124. Hoje requer-se que a convicção do destino comum dos bens da terra se aplique também aos países, aos seus territórios e aos seus recursos. Se o olharmos não só a partir da legitimidade da propriedade privada e dos direitos dos cidadãos duma determinada nação, mas também a partir do primeiro princípio do destino comum dos bens, então podemos dizer que cada país é também do estrangeiro, já que os bens dum território não devem ser negados a uma pessoa necessitada que provenha doutro lugar. Pois, como ensinaram os bispos dos Estados Unidos, há direitos fundamentais que «precedem qualquer sociedade, porque derivam da dignidade concedida a cada pessoa enquanto criada por Deus».
125. Isto supõe também outra maneira de compreender as relações e o intercâmbio entre países. Se toda a pessoa possui uma dignidade inalienável, se todo o ser humano é meu irmão ou minha irmã e se, na realidade, o mundo pertence a todos, não importa se alguém nasceu aqui ou vive fora dos confins do seu próprio país. Também a minha nação é corresponsável pelo seu desenvolvimento, embora possa cumprir tal responsabilidade de várias maneiras: acolhendo-o generosamente quando o requeira uma necessidade imperiosa, promovendo-o na sua própria terra, não desfrutando nem esvaziando de recursos naturais a países inteiros, e não favorecendo sistemas corruptos que impedem o desenvolvimento digno dos povos. Isto que é válido para as nações, aplica-se às diferentes regiões de cada país, entre as quais se verificam muitas vezes graves desigualdades. Entretanto a incapacidade de reconhecer a igual dignidade humana leva às vezes a que as regiões mais desenvolvidas dalguns países aspirem por libertar-se do «fardo» das regiões mais pobres para aumentar ainda mais o seu nível de consumo.

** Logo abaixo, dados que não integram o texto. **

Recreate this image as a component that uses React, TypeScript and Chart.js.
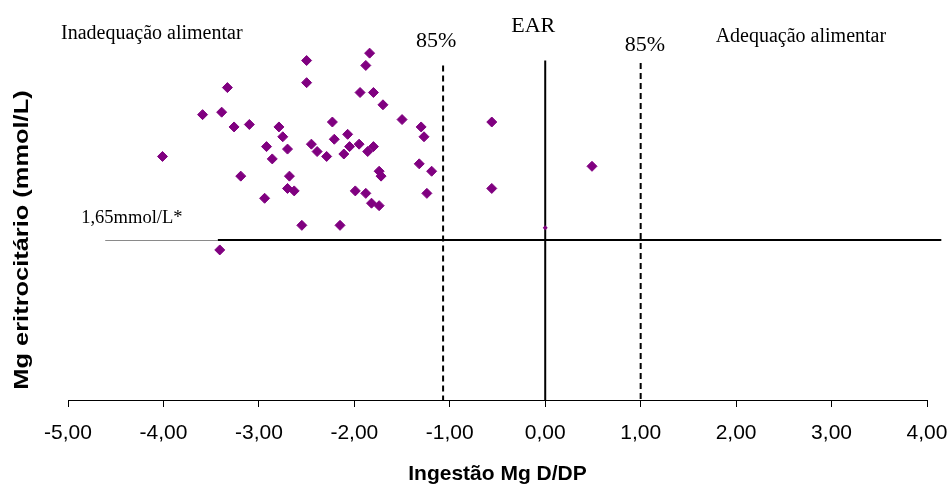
import { useEffect, useRef } from 'react';
import { Chart, registerables } from 'chart.js';

Chart.register(...registerables);

// Z-score of magnesium intake (D/DP) for each subject
const ingestaoZ = [
  -4.01, -3.59, -3.39, -3.33, -3.26, -3.10, -3.19, -2.94, -2.92, -2.86,
  -2.79, -2.75, -2.70, -2.68, -2.70, -2.63, -2.50, -2.50, -2.55, -2.45,
  -2.39, -2.29, -2.23, -2.21, -2.15, -2.11, -2.07, -2.05, -1.99, -1.95,
  -1.94, -1.88, -1.84, -1.88, -1.86, -1.80, -1.80, -1.82, -1.74, -1.74,
  -1.72, -1.70, -1.50, -1.30, -1.27, -1.32, -1.19, -1.24, -3.41, -0.56,
  -0.56, 0.49,
];

// Erythrocyte magnesium (mmol/L) for the same subjects
const mgEritrocitario = [
  1.99, 2.16, 2.17, 2.27, 2.11, 2.12, 1.91, 1.82, 2.03, 1.98,
  2.11, 2.07, 2.02, 1.91, 1.86, 1.85, 2.38, 2.29, 1.71, 2.04,
  2.01, 1.99, 2.13, 2.06, 1.71, 2.00, 2.08, 2.03, 1.85, 2.04,
  2.25, 2.36, 2.41, 1.84, 2.01, 2.03, 2.25, 1.80, 1.79, 1.93,
  1.91, 2.20, 2.14, 2.11, 2.07, 1.96, 1.93, 1.84, 1.61, 2.13,
  1.86, 1.95,
];

// Marker sitting on the EAR line
const earMarkX = [0];
const earMarkY = [1.70];

const xTicks = [-5, -4, -3, -2, -1, 0, 1, 2, 3, 4];

// Reference values
const cutoffMg = 1.65;
const earZ = 0;
const lowerZ = -1.07;
const upperZ = 1.0;
const guideTop = [2.36, 2.38, 2.37]; // lower 85%, EAR, upper 85%
const cutoffStartGrey = -4.61;
const cutoffStartBlack = -3.43;
const cutoffEnd = 4.15;

const purple = '#800080';
const sans = '"Liberation Sans", Arial, sans-serif';
const serif = '"Liberation Serif", "Times New Roman", serif';

const guidesPlugin = {
  id: 'guides',
  beforeDatasetsDraw(chart: any) {
    const { ctx, scales } = chart;
    const x = scales.x;
    const y = scales.y;
    const yBottom = y.getPixelForValue(y.min);
    ctx.save();
    ctx.lineCap = 'butt';

    // cut-off line for erythrocyte Mg
    const yc = Math.round(y.getPixelForValue(cutoffMg)) + 0.5;
    ctx.lineWidth = 1;
    ctx.strokeStyle = '#8a8a8a';
    ctx.beginPath();
    ctx.moveTo(x.getPixelForValue(cutoffStartGrey), yc);
    ctx.lineTo(x.getPixelForValue(cutoffStartBlack), yc);
    ctx.stroke();
    ctx.strokeStyle = '#000';
    ctx.lineWidth = 2;
    ctx.beginPath();
    ctx.moveTo(x.getPixelForValue(cutoffStartBlack), yc - 0.5);
    ctx.lineTo(x.getPixelForValue(cutoffEnd), yc - 0.5);
    ctx.stroke();

    // EAR line
    ctx.lineWidth = 2;
    ctx.beginPath();
    const xe = x.getPixelForValue(earZ);
    ctx.moveTo(xe, y.getPixelForValue(guideTop[1]));
    ctx.lineTo(xe, yBottom);
    ctx.stroke();

    // 85% lines
    ctx.setLineDash([6, 4]);
    [[lowerZ, guideTop[0]], [upperZ, guideTop[2]]].forEach(([v, t]) => {
      const px = x.getPixelForValue(v);
      ctx.beginPath();
      ctx.moveTo(px, y.getPixelForValue(t));
      ctx.lineTo(px, yBottom);
      ctx.stroke();
    });
    ctx.restore();
  },
  afterDraw(chart: any) {
    const { ctx, scales, chartArea } = chart;
    const x = scales.x;
    const y = scales.y;
    ctx.save();
    ctx.fillStyle = '#000';
    ctx.textBaseline = 'alphabetic';
    ctx.textAlign = 'left';

    ctx.font = `20px ${serif}`;
    ctx.fillText('Inadequação alimentar', chartArea.left - 7, 39);
    ctx.fillText('Adequação alimentar', x.getPixelForValue(upperZ) + 75, 42);

    ctx.font = `22px ${serif}`;
    ctx.fillText('85%', x.getPixelForValue(lowerZ) - 27, 46.5);
    ctx.fillText('EAR', x.getPixelForValue(earZ) - 34, 31.5);
    ctx.fillText('85%', x.getPixelForValue(upperZ) - 16, 50.5);

    ctx.font = `18.5px ${serif}`;
    ctx.fillText('1,65mmol/L*', x.getPixelForValue(cutoffStartGrey) - 24, y.getPixelForValue(cutoffMg) - 17);

    // vertical axis title
    ctx.font = `bold 21px ${sans}`;
    ctx.textAlign = 'center';
    ctx.translate(28, 240);
    ctx.rotate(-Math.PI / 2);
    ctx.scale(1.21, 1);
    ctx.fillText('Mg eritrocitário (mmol/L)', 0, 0);
    ctx.restore();
  },
};

export default function App() {
  const canvasRef = useRef<HTMLCanvasElement | null>(null);

  useEffect(() => {
    if (!canvasRef.current) return;
    const chart = new Chart(canvasRef.current, {
      type: 'scatter',
      data: {
        datasets: [
          {
            label: 'Mg',
            data: ingestaoZ.map((v, i) => ({ x: v, y: mgEritrocitario[i] })),
            pointStyle: 'rectRot',
            pointRadius: 5,
            pointHoverRadius: 5,
            backgroundColor: purple,
            borderColor: purple,
            borderWidth: 1,
          },
          {
            label: 'EAR',
            data: earMarkX.map((v, i) => ({ x: v, y: earMarkY[i] })),
            pointStyle: 'rectRot',
            pointRadius: 2.5,
            backgroundColor: purple,
            borderColor: purple,
            borderWidth: 0,
          },
        ],
      },
      options: {
        animation: false,
        responsive: false,
        maintainAspectRatio: false,
        devicePixelRatio: 1,
        clip: false,
        layout: { padding: { left: 68, right: 24, top: 31, bottom: 0 } },
        plugins: {
          legend: { display: false },
          tooltip: { enabled: false },
        },
        scales: {
          x: {
            type: 'linear',
            min: -5,
            max: 4,
            afterBuildTicks: (s: any) => {
              s.ticks = xTicks.map((v) => ({ value: v }));
            },
            afterFit: (s: any) => {
              s.height = 87;
              s.paddingLeft = 0;
              s.paddingRight = 0;
            },
            ticks: {
              autoSkip: false,
              maxRotation: 0,
              padding: 14,
              color: '#000',
              font: { family: sans, size: 21 },
              callback: (v: any) => Number(v).toFixed(2).replace('.', ','),
            },
            grid: {
              drawOnChartArea: false,
              drawTicks: true,
              tickLength: 7,
              tickColor: '#000',
              color: '#000',
            },
            border: { display: true, color: '#000', width: 1 },
            title: {
              display: true,
              text: 'Ingestão Mg D/DP',
              color: '#000',
              font: { family: sans, size: 21, weight: 'bold' },
              padding: { top: 0, bottom: 0 },
            },
          },
          y: {
            type: 'linear',
            min: 1.0,
            max: 2.5,
            display: false,
          },
        },
      },
      plugins: [guidesPlugin],
    });
    return () => chart.destroy();
  }, []);

  return (
    <div style={{ position: 'fixed', left: 0, top: 0, width: 951, height: 487, background: '#fff' }}>
      <canvas ref={canvasRef} width={951} height={487} style={{ width: 951, height: 487 }} />
    </div>
  );
}
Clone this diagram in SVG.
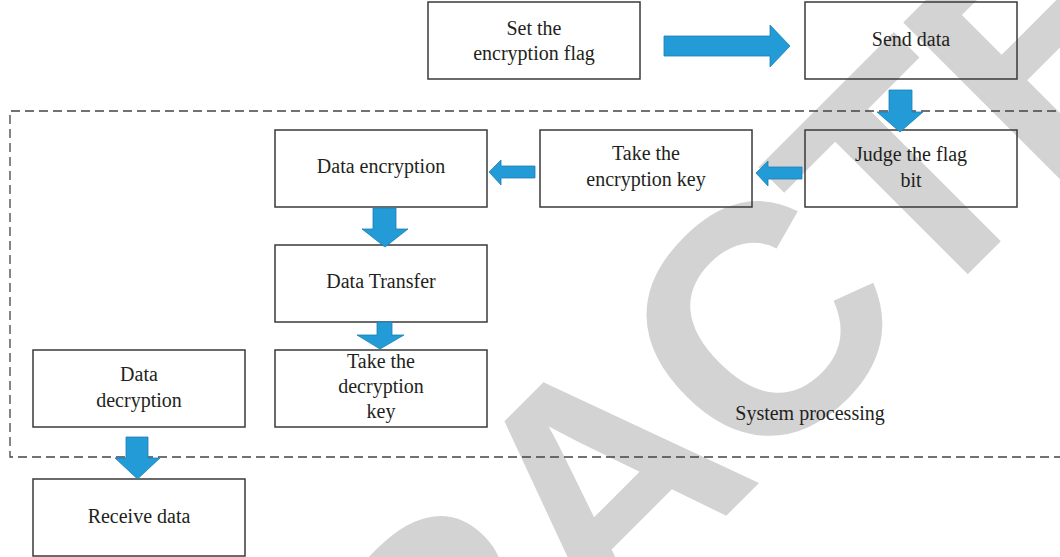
<svg xmlns="http://www.w3.org/2000/svg" width="1060" height="557" viewBox="0 0 1060 557">
<style>
.box{fill:none;stroke:#3a3a3a;stroke-width:1.5}
.lbl{font-family:"Liberation Serif","Times New Roman",serif;font-size:20px;fill:#231f20;text-anchor:middle}
.arr{fill:#229bd6;stroke:#1d7fb5;stroke-width:0.8}
.wm{font-family:"Liberation Sans",Arial,sans-serif;font-weight:bold;font-size:325px;fill:#d3d3d3;letter-spacing:-12px}
</style>
<rect width="1060" height="557" fill="#ffffff"/>
<text class="wm" transform="translate(7.5,1234.5) rotate(-45)" x="0" y="0">RETRACTED</text>
<g id="system-processing">
<path d="M1070,111 H10 V457 H1070" fill="none" stroke="#444" stroke-width="1.3" stroke-dasharray="9,5"/>
<text class="lbl" x="810" y="420">System processing</text>
</g>
<g id="set-flag"><rect class="box" x="428" y="2" width="212" height="77"/><text class="lbl" x="534" y="35">Set the</text><text class="lbl" x="534" y="60">encryption flag</text></g>
<g id="send-data"><rect class="box" x="805" y="2" width="212" height="77"/><text class="lbl" x="911" y="46">Send data</text></g>
<g id="judge-flag"><rect class="box" x="805" y="130" width="212" height="77"/><text class="lbl" x="911" y="161">Judge the flag</text><text class="lbl" x="911" y="187">bit</text></g>
<g id="take-enc-key"><rect class="box" x="540" y="130" width="212" height="77"/><text class="lbl" x="646" y="160">Take the</text><text class="lbl" x="646" y="186">encryption key</text></g>
<g id="data-encryption"><rect class="box" x="275" y="130" width="212" height="77"/><text class="lbl" x="381" y="173">Data encryption</text></g>
<g id="data-transfer"><rect class="box" x="275" y="245" width="212" height="77"/><text class="lbl" x="381" y="288">Data Transfer</text></g>
<g id="take-dec-key"><rect class="box" x="275" y="350" width="212" height="77"/><text class="lbl" x="381" y="368">Take the</text><text class="lbl" x="381" y="393">decryption</text><text class="lbl" x="381" y="418">key</text></g>
<g id="data-decryption"><rect class="box" x="33" y="350" width="212" height="77"/><text class="lbl" x="139" y="381">Data</text><text class="lbl" x="139" y="407">decryption</text></g>
<g id="receive-data"><rect class="box" x="33" y="479" width="212" height="77"/><text class="lbl" x="139" y="523">Receive data</text></g>
<g id="connectors">
<polygon class="arr" points="664,36 770,36 770,25 790,46 770,67 770,56 664,56"/>
<polygon class="arr" points="889,90 912,90 912,112 923,112 900,132 877,112 889,112"/>
<polygon class="arr" points="802,167 768,167 768,161 756,173 768,186 768,179 802,179"/>
<polygon class="arr" points="535,166 501,166 501,160 489,172 501,185 501,178 535,178"/>
<polygon class="arr" points="373,208 396,208 396,229 408,229 385,247 362,229 373,229"/>
<polygon class="arr" points="377,322 392,322 392,335 404,335 380,349 357,335 377,335"/>
<polygon class="arr" points="126,437 148,437 148,458 160,458 137.5,479 115,458 126,458"/>
</g>
</svg>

126. Falamos duma nova rede nas relações internacionais, porque não é possível resolver os graves problemas do mundo, pensando apenas em termos de mútua ajuda entre indivíduos ou pequenos grupos. Lembremo-nos que «a desigualdade não afeta apenas os indivíduos mas países inteiros, e obriga a pensar numa ética das relações internacionais». E a justiça exige reconhecer e respeitar não só os direitos individuais, mas também os direitos sociais e os direitos dos povos. Quanto afirmamos implica que se assegure «o direito fundamental dos povos à subsistência e ao progresso», que às vezes é fortemente dificultado pela pressão resultante da dívida externa. Em muitos casos, o pagamento da dívida não só não favorece o desenvolvimento, mas limita-o e condiciona-o intensamente. Embora se mantenha o princípio de que toda a dívida legitimamente contraída deve ser paga, a maneira de cumprir este dever que muitos países pobres têm para com países ricos não deve levar a comprometer a sua subsistência e crescimento.
127. Trata-se, sem dúvida, doutra lógica. Se não se fizer esforço para entrar nesta lógica, as minhas palavras parecerão um devaneio. Mas, se se aceita o grande princípio dos direitos que brotam do simples facto de possuir a inalienável dignidade humana, é possível aceitar o desafio de sonhar e pensar numa humanidade diferente. É possível desejar um planeta que garanta terra, teto e trabalho para todos. Este é o verdadeiro caminho da paz, e não a estratégia insensata e míope de semear medo e desconfiança perante ameaças externas. Com efeito, a paz real e duradoura é possível só «a partir de uma ética global de solidariedade e cooperação ao serviço de um futuro modelado pela interdependência e a corresponsabilidade na família humana inteira».